KBS: Can you explain what is a correct construction and tension?
CY: Sure. The construction of the sweater is as important as the yarn used. Just like quality ingredients need a skilled chef to bring out its best, good cashmere needs a skilled knitter who knows what they're doing with the raw material. Correct tension--tight tension--is one of these things. Tight tension in the sweater construction is paramount, as it means the sweater is stable, and would warp less.
However, tight tension sweaters are hard to find because they are twice as expensive to make. You can tell if it is tight tension when the sweater feels extra compact and dense. When you hold the sweater in your hands, there is body and heft to it. It is heavy.
If you tug at a small area of the sweater with two hands, avoid knits that show wide gaps between stitches (this is called 'grin'). These are loose tension knits. Many brands trick customers by making their knitwear in loose tension because it feels soft in the store, and also is cheaper to make. But they warp quickly and look like a mess after a while. We get requests to do this all the time, and we strongly advise brands against doing it.
KBS: How can a customer tell whether it is the right tension? What should a customer look for when in the store?
CY: Tight tension is just one of the things that indicate the right tension is used. The correct overall tension shows the knitter is paying attention to the details when making the sweater. Whenever you make a new sweater, you have to re-adjust the tension every single time. It is very time-consuming and labor intensive. Alert, good knitters will readjust each time, but lazier knitters would not.
A customer can discern correct tension in four key places: (i) the rib cuffs, (ii) the bottom hem rib, (iii) the neckline, (iv) and the body.
For the first two, flat and straight cuffs and bottom ribs is a good sign. A bad sign is cinching from the ribs into the body, causing puckering (called 'honeycombing'). For the third, the neckline, a crew neck should be a perfect semicircle. It should not be a bottomed-out U shape. For other necklines, the finishing should be clean without honeycombing, and be robust as well. Lastly, for the body, the little rows and columns that make up a sweater should be a neat grid. Again, you can test this by holding up the sweater with one hand, and with your other hand, run up the sweater upwards: it should feel smooth.
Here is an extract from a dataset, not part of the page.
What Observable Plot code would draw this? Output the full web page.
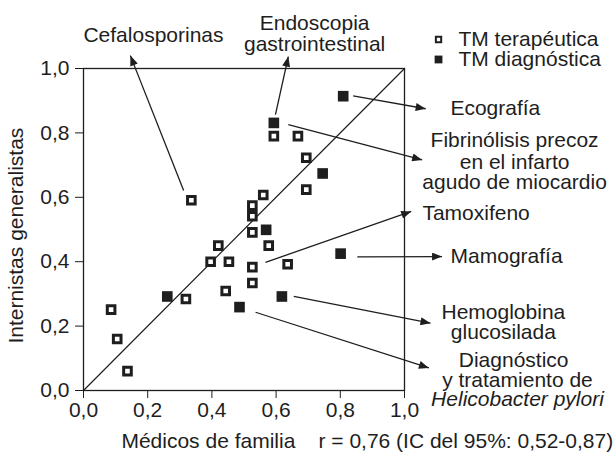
<!DOCTYPE html>
<html>
<head>
<meta charset="utf-8">
<script src="https://cdn.jsdelivr.net/npm/d3@7"></script>
<script src="https://cdn.jsdelivr.net/npm/@observablehq/plot@0.6"></script>
<style>
  body { margin: 0; background: #fff; }
  svg { display: block; }
</style>
</head>
<body>
<div id="chart"></div>
<script>
// Terapéutica (open squares)
const openX = [0.336, 0.593, 0.668, 0.694, 0.694, 0.560, 0.526, 0.526, 0.526, 0.420, 0.577, 0.396, 0.453, 0.526, 0.636, 0.526, 0.443, 0.319, 0.086, 0.105, 0.137];
const openY = [0.591, 0.790, 0.790, 0.723, 0.624, 0.607, 0.574, 0.541, 0.491, 0.450, 0.450, 0.400, 0.400, 0.383, 0.392, 0.334, 0.309, 0.284, 0.251, 0.160, 0.060];
// Diagnóstica (filled squares)
const filledX = [0.809, 0.593, 0.745, 0.569, 0.801, 0.261, 0.618, 0.486];
const filledY = [0.914, 0.831, 0.674, 0.499, 0.425, 0.292, 0.292, 0.259];

const ticks = [0, 0.2, 0.4, 0.6, 0.8, 1.0];
const diag = [0, 1];

// annotation arrows (data units)
const arrowX1 = [0.312, 0.598, 0.840, 0.638, 0.567, 0.853, 0.655, 0.536];
const arrowY1 = [0.621, 0.857, 0.915, 0.826, 0.398, 0.415, 0.292, 0.243];
const arrowX2 = [0.146, 0.638, 1.066, 1.055, 1.021, 1.117, 1.081, 1.076];
const arrowY2 = [1.040, 1.037, 0.875, 0.716, 0.556, 0.416, 0.209, 0.070];

// annotation labels (data units, centred)
const labelText = ["Cefalosporinas", "Endoscopia", "gastrointestinal", "Ecografía",
  "Fibrinólisis precoz", "en el infarto", "agudo de miocardio", "Tamoxifeno", "Mamografía",
  "Hemoglobina", "glucosilada", "Diagnóstico", "y tratamiento de"];
const labelX = [0.218, 0.720, 0.720, 1.283, 1.343, 1.343, 1.343, 1.223, 1.318, 1.308, 1.308, 1.340, 1.352];
const labelY = [1.102, 1.141, 1.075, 0.876, 0.776, 0.708, 0.646, 0.550, 0.416, 0.242, 0.180, 0.093, 0.031];
const italicText = ["Helicobacter pylori"];
const italicX = [1.352];
const italicY = [-0.027];

const legendText = ["TM terapéutica", "TM diagnóstica"];
const legendX = [1.106, 1.106];
const legendY = [1.090, 1.028];
const legendTextX = 1.168;

const xTitle = "Médicos de familia";
const corrText = "r = 0,76 (IC del 95%: 0,52-0,87)";
const yTitle = "Internistas generalistas";

const ink = "#1e1e1e";
const font = "'Liberation Sans', Arial, Helvetica, sans-serif";
const fs = 21;

const openData = openX.map((x, i) => ({x, y: openY[i]}));
const filledData = filledX.map((x, i) => ({x, y: filledY[i]}));
const arrows = arrowX1.map((x1, i) => ({x1, y1: arrowY1[i], x2: arrowX2[i], y2: arrowY2[i]}));
const labels = labelText.map((t, i) => ({t, x: labelX[i], y: labelY[i]}));
const italics = italicText.map((t, i) => ({t, x: italicX[i], y: italicY[i]}));
const legend = legendText.map((t, i) => ({t, x: legendX[i], y: legendY[i]}));

const fmt = d => d.toFixed(1).replace(".", ",");

const svg = Plot.plot({
  width: 614,
  height: 457,
  marginLeft: 83,
  marginRight: 210,
  marginTop: 68,
  marginBottom: 67,
  style: {fontFamily: font, fontSize: fs + "px", color: ink, background: "#fff"},
  x: {domain: [0, 1], ticks, tickFormat: fmt, tickSize: 8, tickPadding: 4, label: null},
  y: {domain: [0, 1], ticks, tickFormat: fmt, tickSize: 8, tickPadding: 6, label: null},
  marks: [
    Plot.frame({stroke: ink, strokeWidth: 1.3}),
    Plot.line(diag, {x: d => d, y: d => d, stroke: ink, strokeWidth: 1.2}),
    Plot.link(arrows, {x1: "x1", y1: "y1", x2: "x2", y2: "y2", stroke: ink, strokeWidth: 1.3}),
    Plot.dot(openData, {x: "x", y: "y", symbol: "square", r: 4.3, fill: "#fff", stroke: ink, strokeWidth: 3}),
    Plot.dot(filledData, {x: "x", y: "y", symbol: "square", r: 6.0, fill: ink, stroke: "none"}),
    Plot.dot([legend[0]], {x: "x", y: "y", symbol: "square", r: 3.0, fill: "#fff", stroke: ink, strokeWidth: 2}),
    Plot.dot([legend[1]], {x: "x", y: "y", symbol: "square", r: 4.4, fill: ink, stroke: "none"}),
    Plot.text(legend, {x: legendTextX, y: "y", text: "t", textAnchor: "start", fontSize: fs, fill: ink}),
    Plot.text(labels, {x: "x", y: "y", text: "t", textAnchor: "middle", fontSize: fs, fill: ink}),
    Plot.text(italics, {x: "x", y: "y", text: "t", textAnchor: "middle", fontSize: fs, fontStyle: "italic", fill: ink}),
    Plot.text([xTitle], {x: 0.389, y: -0.158, text: d => d, textAnchor: "middle", fontSize: fs, fill: ink}),
    Plot.text([corrText], {x: 0.732, y: -0.158, text: d => d, textAnchor: "start", fontSize: fs, fill: ink}),
    Plot.text([yTitle], {x: -0.209, y: 0.481, text: d => d, rotate: -90, textAnchor: "middle", fontSize: fs, fill: ink})
  ]
});

// filled triangular arrowheads on the annotation links
const ns = "http://www.w3.org/2000/svg";
const defs = document.createElementNS(ns, "defs");
const marker = document.createElementNS(ns, "marker");
marker.setAttribute("id", "ahead");
marker.setAttribute("viewBox", "0 0 10 8");
marker.setAttribute("refX", "10");
marker.setAttribute("refY", "4");
marker.setAttribute("markerWidth", "11");
marker.setAttribute("markerHeight", "8");
marker.setAttribute("markerUnits", "userSpaceOnUse");
marker.setAttribute("orient", "auto");
const tri = document.createElementNS(ns, "path");
tri.setAttribute("d", "M0,0L10,4L0,8Z");
tri.setAttribute("fill", ink);
tri.setAttribute("stroke", "none");
marker.appendChild(tri);
defs.appendChild(marker);
svg.insertBefore(defs, svg.firstChild);
svg.querySelectorAll('g[aria-label="link"] path, g[aria-label="link"] line').forEach(p => p.setAttribute("marker-end", "url(#ahead)"));

document.getElementById("chart").appendChild(svg);
</script>
</body>
</html>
CY: Always choose natural materials when possible. A personal favorite is actually the blend of 70% Cashmere 30% Silk--I even prefer this over 100% Cashmere--because the silk adds a delicate, deep luster to the cashmere. Silk has high tensile strength, and binds with cashmere well. This means it upholds well over time, with better retention and shape. Also, if you can find out where your cashmere yarn is from, choose cashmere from Alashan (a region in Inner Mongolia, not to be confused with outer Mongolia).
Note some brands blend cashmere with viscose or modal to make their garment feel soft. Viscose and modal have a hand that can imitate cashmere. While not necessarily a bad thing, make sure you are then paying an appropriate price for it, particularly if the item is predominantly viscose or modal (more than 40% composition of viscose or modal, along with another blend).
As a producer for several decades, we became aware of these things and their importance, because these are the details that make the difference between a short lasting and long lasting sweater—and between a happy and unhappy customer!
KBS: What about when you look at the materials label?
KBS: Why is vintage cashmere better, and why do you source deadstock yarn?
CY: I like good vintage (50+ years) cashmere because cashmere hair quality, as a raw material, has deteriorated exponentially industry-wide in the past 20 years. In the last two decades, the cashmere goat herd population has exponentially jumped 5X, from 4 million to 20 million. This is concerning because of the feeding habits of goats. Cashmere goats graze by plucking out the whole plant (including roots), leaving the pasture unable to grow back grass. They have to move onto the next pasture quickly.
So, you have 5X increasing herds, but decreasing land resources... You end up with goats living in very stressed, low nutrient environments. Cashmere goats are very sensitive animals (a temperature increase can cause the animals to grow a different, coarser coat of hair). Thus, in response to the worsened environment and pastures, the goats' coats are more compromised than they were a few decades ago. Think of eggs for instance. A chicken's environment and livelihood deeply affects the quality of eggs they produce. It is the same with animal fiber.
The environmental damage, tied closely to the lustful demand for cheap cashmere, is a paramount problem to solve, as it affects all parties upstream in the cashmere supply chain. Consumers, brands, and suppliers must all work together to improve the current status quo.